Laying out the demographic changes in the village since 1986, Yardley said there had been a .5 percent drop in population between 1970, when it peaked at 18,870, and 2000, with the biggest dip occurring between 1980 and 1990. He confirmed Trustee Tom Murphy's observation that since 2000 there has been a seven-to-eight percent increase in population and went on to say that the number of residents is projected to rise steadily through 2025.

But, he added, "There's not an awful lot of land in the village" and then went on to list some of the 275 residential units already in the development pipeline, including a 17-18 unit building on Mamaroneck Avenue, near the Mamaroneck Avenue School; 95 units in the condominium planned for the former Blood Brothers site on Waverly Avenue; and a total of 20-to-21 townhouse units on the Boston Post Road, opposite Harbor Island Park.

There is also the Parkview Station condominium complex ($550,000 a unit) now under construction on Van Rantz Place, opposite Columbus Park. This too-tall and oh-so-drab-looking project was billed as a townhouse development but comes as close to that description as the facade of The Westchester mall.

And the Harbor View townhouses planned by New Rochelle developer Ofer Attia for two sites opposite Harbor Island, on either side of Heathcote Hill? That project received site plan approval many months ago, but, so far, has not progressed beyond muddy holes in the ground, filled with dank water when it rains, and fenced in by chain link sporting danger signs.

Indeed, the unexplained delay in construction has fueled speculation among some educated guessers in the village that Attia may have run into financial difficulties as the real estate climate has cooled and might, instead of building Harbor View and the Waverly Avenue project, sell the sites, with their approved plans, to other developers.

Attia was reached on his cell phone on July 17, but before anything more than the subject of the call could be stated, the call broke up, and a second call was not answered. Nor has there been any answer to a July 17 e-mail, which said, in part:

"The delay in construction of the townhouse development opposite Harbor Island Park in Mamaroneck has fueled speculation in the village that you may have run into financial difficulties and might, instead of building the project yourself, sell the site and its site plan approval to another developer.

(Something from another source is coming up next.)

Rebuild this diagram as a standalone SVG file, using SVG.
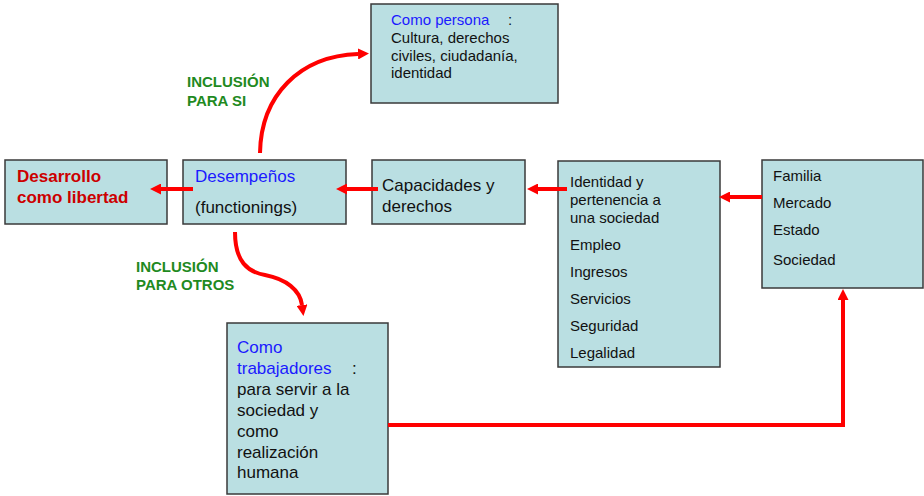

"There has been similar speculation about the project that has received preliminary site plan approval to be built at the former location of Blood Brothers.

"Can you confirm that you intend to complete both projects?"

On the bright side, the delay in the Post Road construction has preserved, for a while, anyway, the harbor view of Heathcote residents who had fought the project.
Another positive is that the opposition to interrupting the vista from Heathcote Hill across the park and out to the Long Island Sound has resulted in a 2025 recommendation that the determination of building heights for infill housing in C-1 zones take into account the "visual sensitivity" of areas like Harbor Island.

Yardley noted that the residential building moratorium is likely to be extended, that subdivision regulations, which have not been "touched since the '60's," have to be updated "to more closely reflect New york State municiapl law," and that changes should be made to the village's zoning maps.

He stressed that his presentation covered only the first phase of the master plan update and said that the second phase, which is already under way, is "focusing on specificde areas within the village," like the industrial area, which has already had a makeover, and on flooding.

1 comment:

Anonymous said...

Let's spend a few years thinking about 2025, just like we did for the past few years, watching monstruosities adorn the landscape and realtors/developers/contractors rolling in the dough. Soon enough, it'll be 2025, and the issue will have solved itself. Let's just make sure we find more important things to do in the meantime like losing lawsuits.